[refactor] Fix SparseMatrixType --> spmatrix

nabenabe0928 · nabenabe0928 · commit a38e83cc5e40 · 2022-03-02T23:55:41.000+09:00
diff --git a/autoPyTorch/data/base_feature_validator.py b/autoPyTorch/data/base_feature_validator.py
@@ -5,13 +5,14 @@
 
 import pandas as pd
 
+from scipy.sparse import spmatrix
+
 from sklearn.base import BaseEstimator
 
-from autoPyTorch.utils.common import SparseMatrixType
 from autoPyTorch.utils.logging_ import PicklableClientLogger
 
 
-SupportedFeatTypes = Union[List, pd.DataFrame, np.ndarray, SparseMatrixType]
+SupportedFeatTypes = Union[List, pd.DataFrame, np.ndarray, spmatrix]
 
 
 class BaseFeatureValidator(BaseEstimator):
diff --git a/autoPyTorch/data/base_target_validator.py b/autoPyTorch/data/base_target_validator.py
@@ -5,13 +5,14 @@
 
 import pandas as pd
 
+from scipy.sparse import spmatrix
+
 from sklearn.base import BaseEstimator
 
-from autoPyTorch.utils.common import SparseMatrixType
 from autoPyTorch.utils.logging_ import PicklableClientLogger
 
 
-SupportedTargetTypes = Union[List, pd.Series, pd.DataFrame, np.ndarray, SparseMatrixType]

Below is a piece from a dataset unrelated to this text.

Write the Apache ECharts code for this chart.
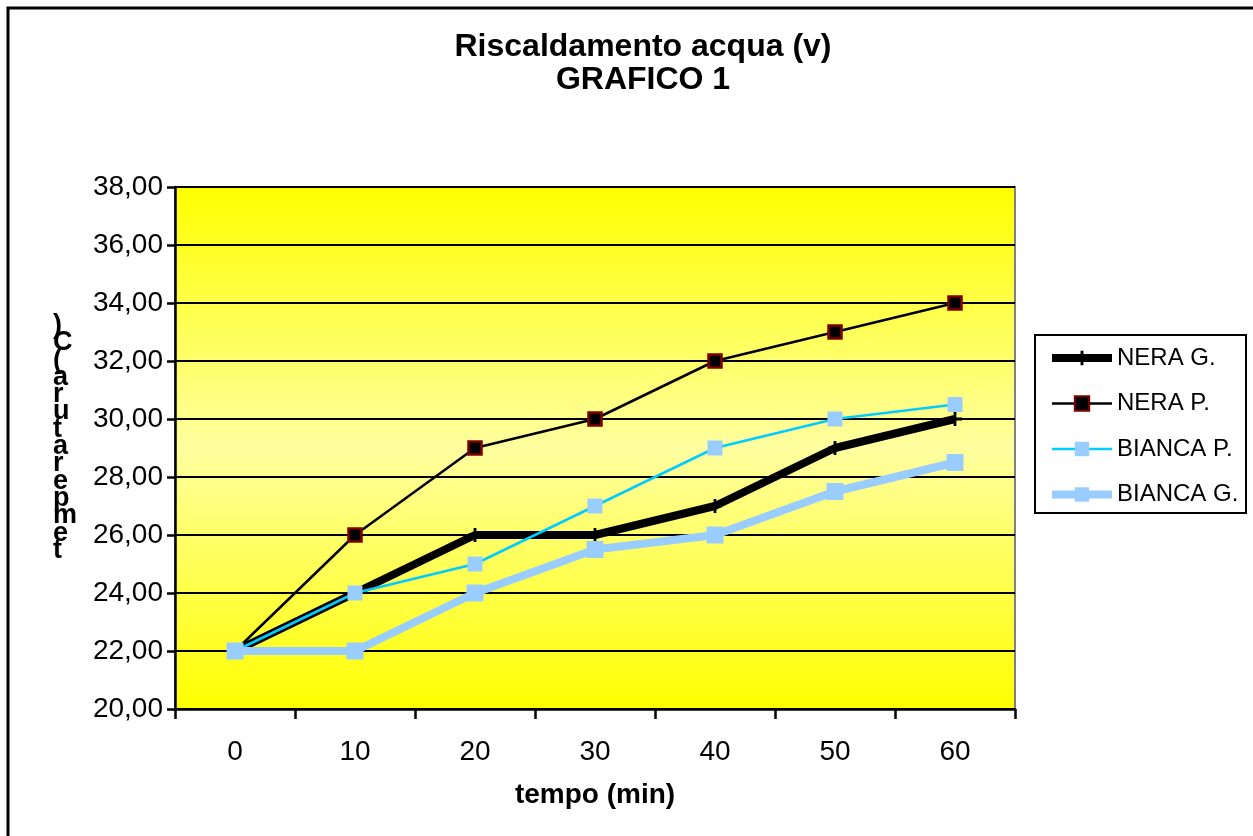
<!DOCTYPE html>
<html>
<head>
<meta charset="utf-8">
<script src="https://cdn.jsdelivr.net/npm/echarts@6/dist/echarts.min.js"></script>
<style>html,body{margin:0;padding:0;background:#fff}#c{width:1253px;height:836px}</style>
</head>
<body>
<div id="c"></div>
<script>
var categories = ['0', '10', '20', '30', '40', '50', '60'];
var neraG = [22, 24, 26, 26, 27, 29, 30];
var neraP = [22, 26, 29, 30, 32, 33, 34];
var biancaP = [22, 24, 25, 27, 29, 30, 30.5];
var biancaG = [22, 22, 24, 25.5, 26, 27.5, 28.5];
var yAxisTitle = 'temperatura (C)';

var font = '"Liberation Sans", Arial, sans-serif';
var stacked = yAxisTitle.replace(/ /g, '').split('').reverse().join('\n');
var plusPath = 'path://M4,0 L6,0 L6,4 L10,4 L10,6 L6,6 L6,10 L4,10 L4,6 L0,6 L0,4 L4,4 Z';

var chart = echarts.init(document.getElementById('c'));
chart.setOption({
  animation: false,
  backgroundColor: '#fff',
  title: {
    text: 'Riscaldamento acqua (v)\nGRAFICO 1',
    left: 638, top: 26, textAlign: 'center',
    textStyle: {fontFamily: font, fontSize: 32, fontWeight: 'bold', color: '#000', lineHeight: 33}
  },
  graphic: [
    {type: 'rect', shape: {x: 8, y: 8, width: 1260, height: 840}, style: {fill: 'none', stroke: '#000', lineWidth: 3}, z: 0},
    {type: 'rect', shape: {x: 1035, y: 335, width: 211, height: 178}, style: {fill: '#fff', stroke: '#000', lineWidth: 2}, z: 0},
    {type: 'text', left: 53, top: 312, style: {text: stacked, font: 'bold 27px ' + font, lineHeight: 17.3, fill: '#000', align: 'center'}, z: 10}
  ],
  legend: {
    orient: 'vertical', left: 1043, top: 341, itemGap: 21.5, itemWidth: 60, itemHeight: 18,
    textStyle: {fontFamily: font, fontSize: 24, color: '#000'},
    data: [
      {name: 'NERA G.', lineStyle: {width: 8}},
      {name: 'NERA P.', lineStyle: {width: 2.5}},
      {name: 'BIANCA P.', lineStyle: {width: 2.5}},
      {name: 'BIANCA G.', lineStyle: {width: 8}}
    ]
  },
  grid: {
    left: 175, top: 187, width: 840, height: 522, show: true,
    borderColor: '#808080', borderWidth: 2,
    backgroundColor: new echarts.graphic.LinearGradient(0, 0, 0, 1, [
      {offset: 0, color: '#ffff00'}, {offset: 0.5, color: '#ffffa0'}, {offset: 1, color: '#ffff00'}
    ])
  },
  xAxis: {
    type: 'category', data: categories, boundaryGap: true,
    name: 'tempo (min)', nameLocation: 'middle', nameGap: 72,
    nameTextStyle: {fontFamily: font, fontSize: 28, fontWeight: 'bold', color: '#000'},
    axisLine: {lineStyle: {color: '#000', width: 2.5}},
    axisTick: {show: true, length: 10, lineStyle: {color: '#000', width: 2.5}},
    axisLabel: {fontFamily: font, fontSize: 28, color: '#000', margin: 29}
  },
  yAxis: {
    type: 'value', min: 20, max: 38, interval: 2,
    axisLine: {show: true, lineStyle: {color: '#000', width: 2.5}},
    axisTick: {show: true, length: 8, lineStyle: {color: '#000', width: 2.5}},
    axisLabel: {fontFamily: font, fontSize: 28, color: '#000', margin: 12,
      formatter: function (v) { return v.toFixed(2).replace('.', ','); }},
    splitLine: {show: true, lineStyle: {color: '#000', width: 2}}
  },
  series: [
    {name: 'NERA G.', type: 'line', data: neraG, symbol: plusPath, symbolSize: 14,
      lineStyle: {color: '#000', width: 8}, itemStyle: {color: '#000'}},
    {name: 'NERA P.', type: 'line', data: neraP, symbol: 'rect', symbolSize: 13,
      lineStyle: {color: '#000', width: 2.5}, itemStyle: {color: '#000', borderColor: '#800000', borderWidth: 2.5}},
    {name: 'BIANCA P.', type: 'line', data: biancaP, symbol: 'rect', symbolSize: 15,
      lineStyle: {color: '#00ccff', width: 2.5}, itemStyle: {color: '#99ccff'}},
    {name: 'BIANCA G.', type: 'line', data: biancaG, symbol: 'rect', symbolSize: 17,
      lineStyle: {color: '#99ccff', width: 8}, itemStyle: {color: '#99ccff'}}
  ]
});
</script>
</body>
</html>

+SupportedTargetTypes = Union[List, pd.Series, pd.DataFrame, np.ndarray, spmatrix]
 
 
 class BaseTargetValidator(BaseEstimator):
diff --git a/autoPyTorch/data/tabular_target_validator.py b/autoPyTorch/data/tabular_target_validator.py
@@ -5,7 +5,7 @@
 import pandas as pd
 from pandas.api.types import is_numeric_dtype
 
-import scipy.sparse
+from scipy.sparse import issparse, spmatrix
 
 import sklearn.utils
 from sklearn import preprocessing
@@ -14,10 +14,10 @@
 from sklearn.utils.multiclass import type_of_target
 
 from autoPyTorch.data.base_target_validator import BaseTargetValidator, SupportedTargetTypes
-from autoPyTorch.utils.common import SparseMatrixType
+from autoPyTorch.data.utils import ispandas
 
 
-ArrayType = Union[np.ndarray, SparseMatrixType]
+ArrayType = Union[np.ndarray, spmatrix]
 
 
 def _check_and_to_array(y: SupportedTargetTypes) -> ArrayType:
@@ -71,7 +71,7 @@ def _fit(
             return self
 
         if y_test is not None:
-            if hasattr(y_train, "iloc"):
+            if ispandas(y_train):
                 y_train = pd.concat([y_train, y_test], ignore_index=True, sort=False)
             elif isinstance(y_train, list):
                 y_train = y_train + y_test
@@ -100,7 +100,7 @@ def _fit(
         if ndim > 1:
             self.encoder.fit(y_train)
         else:
-            if hasattr(y_train, 'iloc'):
+            if ispandas(y_train):
                 y_train = cast(pd.DataFrame, y_train)
                 self.encoder.fit(y_train.to_numpy().reshape(-1, 1))
             else:
@@ -131,7 +131,7 @@ def _transform_by_encoder(self, y: SupportedTargetTypes) -> np.ndarray:
         shape = np.shape(y)
         if len(shape) > 1:
             y = self.encoder.transform(y)
-        elif hasattr(y, 'iloc'):
+        elif ispandas(y):
             # The Ordinal encoder expects a 2 dimensional input.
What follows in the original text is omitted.